The characters in Holy Cow are pretty memorable. How did the idea for the novel come to you?

I remember thinking, ‘Gee, if I were a cow, I think I’d try to get to India.’ It seemed like an obvious thing. If you were a cow, why wouldn’t you try to get to India? I think about animal cruelty a lot. It’s not a polemical book by any means, and I hope I never write a polemical book, but I do think about such things; me thinking about a cow isn’t so foreign to me. And then I guess I just started thinking about what other places might animals be safe from being eaten. A pig in Israel and the turkey came last and that was really just a play on words. If you have any others for the sequel, I’d be happy to use them.

You’re a pescatarian now?

Very much so. I’m very nonmethodical about many things in my life, so to be completely honest with you, if I went to a dinner party and they were serving only chicken, I would probably eat it because it’s better for me to eat it than for it to go to waste. I dislike waste more than anything.

Your dad, Amram Ducovny, published late in life, and his novel, Coney, was received well. How do you think his writing has affected your own?

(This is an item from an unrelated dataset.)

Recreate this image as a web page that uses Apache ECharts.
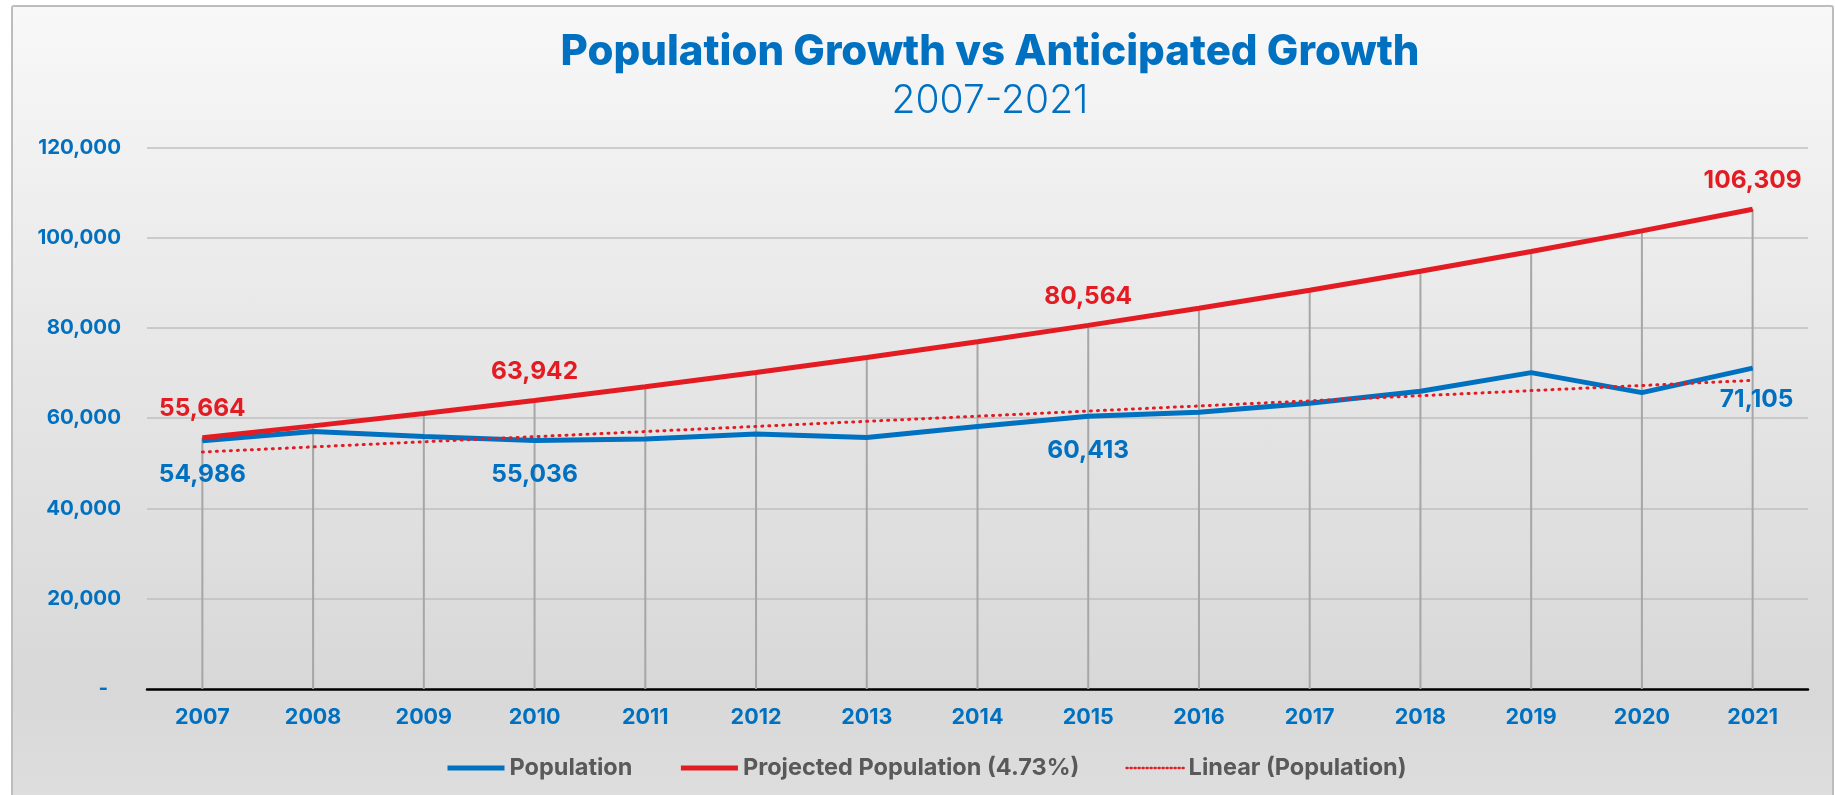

Probably in ways I don’t know or haven’t really dwelt upon. I think he was an ironic comedic voice, generally. I’m not sure Coney is but in his other writings. He had published political satire and other things that were humorous. He even had a column in the Boston Globe titled “Slice of Wry.” I think in terms of my sensibility, mine is certainly influenced by his. To publish a novel at the age of 73 was miraDuchovny cover culous to me. It was really a testament to his perseverance. He may hold the record for the oldest debut novelist in captivity.

There are gradations of humor in this novelthere’s satire, there’s pop-culture humor, there’s a little bit of Borscht Belt humor. It seems like you had a lot of fun writing it….

I’d wanted to write a novel my whole life, really. Since I’ve been working in show business, I hadn’t thought about writing a novel. I would think about a screenplay or poem or song but never a novel. I had the idea for this novel first as an animated film a while ago, and I just woke up one morning and thought, ‘I’m going to try to write that out.’ I don’t think it’s a kid’s book, but if I thought kids might read it, it liberated me to be a little freer and a little less precious, and I felt less pressure than if I’d been working on my adult debut novel, which I can tackle now that I’ve done this. The voices you hear in the book, because they were somewhat young in my head or accessible to young readers as well as an adult, that allowed me to be silly and Borscht Belt, and I think that was a good decision I made.

You said the book isn’t polemical, but is there something you want readers to take away from the book?

I don’t think about those things, but you asked so I’m going to. When I’m asked about my movies or TV, I always say that I hope people are entertained. But if I were to sit down and think about what I would take from this novel, it’s an attitude of brotherhood not only with other human beings, but with all the animals on the planet. I think it’s because of climate change that everyone is coming around to the idea that this is the finite planet and there’s a lot of unnecessary pain and overconsumption on it and there are things around us that have feelings that we don’t normally ascribe to having feelings. I don’t think rocks have feelings; I draw the line there.

You play some cool characters on screen, Fox Mulder from The X-Files and Hank Moody in Californication, for example. Parts of this novel are pretty silly. Do you think readers will get a totally different sense of you after reading it?

I imagine. I don’t think either of those characters you mention would’ve written this book. I would hope that it has merits on its own; you would come to it and discover a voice that stands on its own and not only in opposition to Mulder and opposition to me. I want to take advantage of being a public person to get eyes on the book; it’s hard to get eyes on a book.

Claiborne Smith is the editor in chief of Kirkus Reviews.